Seaborne trade is set to drop by 1bn in 2020 due to the impact of the Covid-19 pandemic according to Clarksons, but there are signs the industry is passing “peak” impact.
In a half year assessment of the impact of the pandemic on the shipping industry Steve Gordon, managing director of Clarksons Research said: “The severity of the Covid-19 economic “shock” on the shipping industry is becoming clearer: we estimate seaborne trade fell by 10.6% y-o-y in May and our annual projections suggest trade will contract by 5.6% across 2020, representing 1bn tonnes of “lost” trade and the sharpest decline for over 35 years.”
In a sign that the industry is past the peak impact daily global port call activity index was down 7.4% in June year-on-year, compared to 9.9% down year-on-year in May. Gordon noted that port activity in China had normalised.
“Our range of recovery scenarios illustrate that huge multi-year risks remain and signal a continued difficult and ‘bumpy’ road ahead, but also the potential for further examples of disruption upside: perhaps “windows” of improved rates as markets deal with inefficiencies and large swings in month to month demand.”
The shipbuilding sector has seen a 20% decline in deliveries year-on-year but is now seeing improving productivity.

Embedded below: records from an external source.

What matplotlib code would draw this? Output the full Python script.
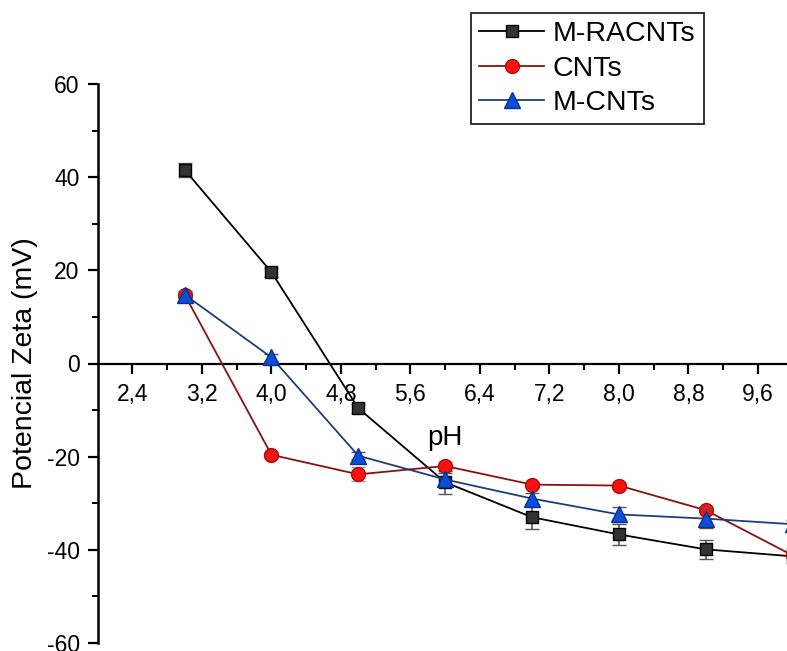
import numpy as np
import matplotlib.pyplot as plt
from matplotlib.ticker import MultipleLocator, FixedLocator, FuncFormatter

plt.rcParams['font.family'] = ['Liberation Sans', 'DejaVu Sans']

# Data
ph = [3, 4, 5, 6, 7, 8, 9, 10]
m_racnts = [41.6, 19.6, -9.6, -25.5, -33.0, -36.7, -39.9, -41.4]
m_racnts_err = [1.5, 1.0, 1.0, 2.5, 2.5, 2.2, 2.0, 1.5]
cnts = [14.8, -19.6, -23.8, -22.0, -26.0, -26.2, -31.5, -41.2]
cnts_err = [0.8, 0.6, 1.5, 0.8, 0.6, 0.8, 0.8, 0.8]
m_cnts = [14.8, 1.3, -19.8, -24.9, -29.0, -32.4, -33.3, -34.5]
m_cnts_err = [0.8, 0.8, 0.8, 1.5, 1.2, 1.5, 2.0, 1.0]

W, H = 787, 651
fig = plt.figure(figsize=(W / 100, H / 100), dpi=100)
ax = fig.add_axes([97.7 / W, 8 / H, 695 / W, 559 / H])

ax.errorbar(ph, m_racnts, yerr=m_racnts_err, color='black', lw=1.3,
            marker='s', ms=9, mfc='#333333', mec='black', mew=1,
            ecolor='#555555', elinewidth=1.2, capsize=5, capthick=1.2,
            label='M-RACNTs', clip_on=False, zorder=3)
ax.errorbar(ph, cnts, yerr=cnts_err, color='#8b1010', lw=1.3,
            marker='o', ms=10, mfc='#ff1010', mec='#a01010', mew=1,
            ecolor='#999999', elinewidth=1.0, capsize=5, capthick=1.0,
            label='CNTs', clip_on=False, zorder=4)
ax.errorbar(ph, m_cnts, yerr=m_cnts_err, color='#1f3d7a', lw=1.3,
            marker='^', ms=11, mfc='#0a4fd8', mec='#0a2f90', mew=1,
            ecolor='#555555', elinewidth=1.0, capsize=5, capthick=1.0,
            label='M-CNTs', clip_on=False, zorder=5)

ax.set_xlim(2, 10)
ax.set_ylim(-60, 60)

for s in ['top', 'right']:
    ax.spines[s].set_visible(False)
ax.spines['bottom'].set_position(('data', 0))
ax.spines['bottom'].set_linewidth(1.6)
ax.spines['left'].set_linewidth(1.8)

ax.xaxis.set_major_locator(FixedLocator(np.arange(2.4, 10.0, 0.8)))
ax.xaxis.set_minor_locator(FixedLocator(np.arange(2.8, 10.0, 0.8)))
ax.xaxis.set_major_formatter(FuncFormatter(lambda v, p: f'{v:.1f}'.replace('.', ',')))
ax.yaxis.set_major_locator(MultipleLocator(20))
ax.yaxis.set_minor_locator(MultipleLocator(10))
ax.yaxis.set_major_formatter(FuncFormatter(lambda v, p: f'{v:.0f}'))

ax.tick_params(axis='both', which='major', direction='out', length=7, width=1.6,
               labelsize=16.5, pad=6)
ax.tick_params(axis='both', which='minor', direction='out', length=4, width=1.4)
ax.tick_params(axis='x', which='major', pad=7)

ax.set_ylabel('Potencial Zeta (mV)', fontsize=20.5)
ax.yaxis.set_label_coords(-0.086, 0.5)

ax.text(6.0, -17.4, 'pH', fontsize=20, ha='center', va='baseline')

handles, labels = ax.get_legend_handles_labels()
handles = [h[0] for h in handles]
leg = fig.legend(handles, labels, loc='upper left',
                 bbox_to_anchor=(471 / W, 1 - 13 / H), fontsize=20.5,
                 frameon=True, fancybox=False, edgecolor='black',
                 handlelength=2.3, handletextpad=0.3, labelspacing=0.3,
                 borderpad=0.28, borderaxespad=0)
leg.get_frame().set_linewidth(1.4)

fig.savefig('out.png', dpi=100)
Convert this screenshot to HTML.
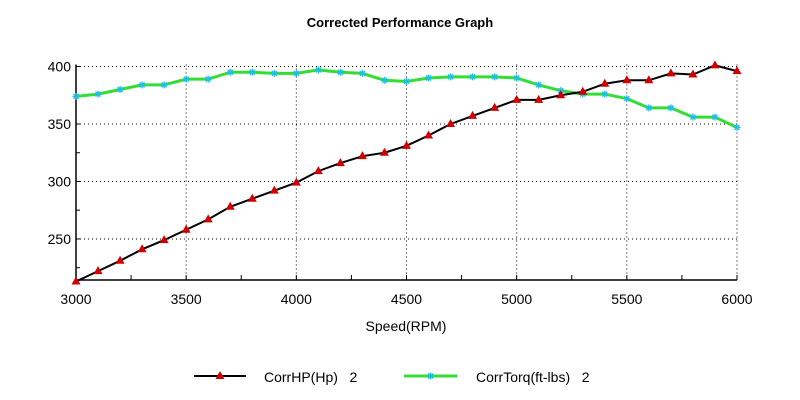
<!DOCTYPE html>
<html><head><meta charset="utf-8"><style>
html,body{margin:0;padding:0;background:#fff;width:800px;height:400px;overflow:hidden}
svg text{font-family:"Liberation Sans",sans-serif;fill:#000}
</style></head><body>
<svg id="chart" width="800" height="400">
<text x="400" y="27" font-size="13" font-weight="bold" text-anchor="middle">Corrected Performance Graph</text>
<g id="grid"></g>
<g id="axes"></g>
<g id="series"></g>
<text x="406" y="331" font-size="14" text-anchor="middle">Speed(RPM)</text>
<g>
<line x1="194" y1="376" x2="246" y2="376" stroke="#000" stroke-width="2"/>
<polygon points="220,371 224.5,379 215.5,379" fill="#d00000"/>
<text x="264" y="382" font-size="14" style="white-space:pre" xml:space="preserve">CorrHP(Hp)   2</text>
</g>
<g>
<line x1="404" y1="376" x2="457" y2="376" stroke="#33dd33" stroke-width="3"/>
<g stroke="#22bbee" stroke-width="1.3">
<line x1="427" y1="376" x2="434" y2="376"/><line x1="430.5" y1="372.5" x2="430.5" y2="379.5"/>
<line x1="428" y1="373.5" x2="433" y2="378.5"/><line x1="428" y1="378.5" x2="433" y2="373.5"/>
</g>
<text x="476" y="382" font-size="14" style="white-space:pre" xml:space="preserve">CorrTorq(ft-lbs)   2</text>
</g>
</svg>
<script>
const rpm=[3000,3100,3200,3300,3400,3500,3600,3700,3800,3900,4000,4100,4200,4300,4400,4500,4600,4700,4800,4900,5000,5100,5200,5300,5400,5500,5600,5700,5800,5900,6000];
const hp=[213,222,231,241,249,258,267,278,285,292,299,309,316,322,325,331,340,350,357,364,371,371,375,378,385,388,388,394,393,401,396];
const torque=[374,376,380,384,384,389,389,395,395,394,394,397,395,394,388,387,390,391,391,391,390,384,379,376,376,372,364,364,356,356,347];
const xTicks=[3000,3500,4000,4500,5000,5500,6000];
const yTicks=[250,300,350,400];
const NS='http://www.w3.org/2000/svg';
const X0=76,X1=737,XMIN=3000,XMAX=6000;
const YB=280,YMIN=214.3,YT=66.5,YMAX=400;
const sx=v=>X0+(v-XMIN)/(XMAX-XMIN)*(X1-X0);
const sy=v=>YB-(v-YMIN)/(YMAX-YMIN)*(YB-YT);
function mk(tag,attrs,parent){const e=document.createElementNS(NS,tag);for(const k in attrs)e.setAttribute(k,attrs[k]);parent.appendChild(e);return e;}
const grid=document.getElementById('grid'),axes=document.getElementById('axes'),ser=document.getElementById('series');
xTicks.forEach(t=>{
 if(t>XMIN){const l=mk('line',{x1:sx(t),y1:YT-2,x2:sx(t),y2:YB,stroke:'#000','stroke-dasharray':'1,3','stroke-width':1},grid);
 
 }
 const tx=mk('text',{x:sx(t),y:304,'font-size':14,'text-anchor':'middle'},axes);tx.textContent=t;
 
 
});
for(let t=XMIN;t<=XMAX;t+=250){mk('line',{x1:sx(t),y1:YB,x2:sx(t),y2:YB-5,stroke:'#000'},axes);}
yTicks.forEach(t=>{
 const l=mk('line',{x1:X0,y1:sy(t),x2:X1+2,y2:sy(t),stroke:'#000','stroke-dasharray':'1,3','stroke-width':1},grid);
 
 
 const tx=mk('text',{x:X0-5,y:sy(t)+5,'font-size':14,'text-anchor':'end'},axes);tx.textContent=t;
 
 
});
for(let t=225;t<=400;t+=25){mk('line',{x1:X0,y1:sy(t),x2:X0+4,y2:sy(t),stroke:'#000'},axes);}
mk('line',{x1:X0,y1:YT-2,x2:X0,y2:YB,stroke:'#000','stroke-width':1.5},axes);
mk('line',{x1:X0,y1:YB,x2:X1,y2:YB,stroke:'#000','stroke-width':1.5},axes);
const tl=mk('polyline',{points:rpm.map((r,i)=>sx(r)+','+sy(torque[i])).join(' '),fill:'none',stroke:'#33dd33','stroke-width':3},ser);


const hl=mk('polyline',{points:rpm.map((r,i)=>sx(r)+','+sy(hp[i])).join(' '),fill:'none',stroke:'#000','stroke-width':2},ser);


rpm.forEach((r,i)=>{
 const x=sx(r),y=sy(torque[i]);
 const g=mk('g',{stroke:'#22bbee','stroke-width':1.3},ser);
 
 
 mk('line',{x1:x-3.5,y1:y,x2:x+3.5,y2:y},g);mk('line',{x1:x,y1:y-3.5,x2:x,y2:y+3.5},g);
 mk('line',{x1:x-2.5,y1:y-2.5,x2:x+2.5,y2:y+2.5},g);mk('line',{x1:x-2.5,y1:y+2.5,x2:x+2.5,y2:y-2.5},g);
});
rpm.forEach((r,i)=>{
 const x=sx(r),y=sy(hp[i]);
 const p=mk('polygon',{points:`${x},${y-5} ${x+4.5},${y+3} ${x-4.5},${y+3}`,fill:'#d00000'},ser);
 
 
});
</script>
</body></html>
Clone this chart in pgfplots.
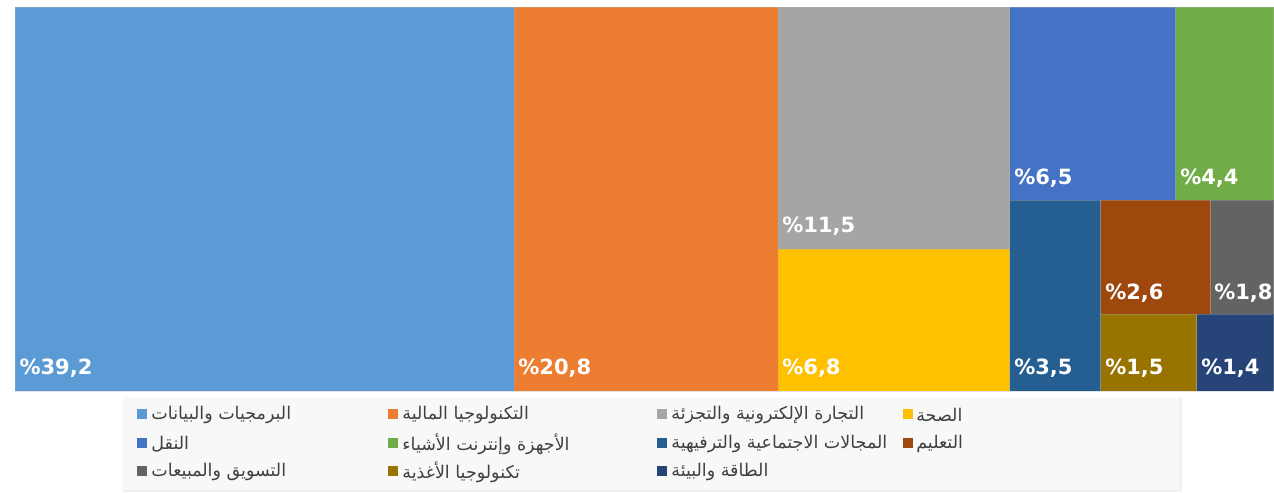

“We have also updated our comparison with the situation during the financial crisis: potentially a significantly deeper initial impact but sharper rebound; a smaller newbuild orderbook (10% of fleet not 50%); lower pre-disruption trade growth; better capitalized banks; different megatrends. Our continued very best wishes to our friends and subscribers in dealing with the Covid-19 outbreak,” Gordon said.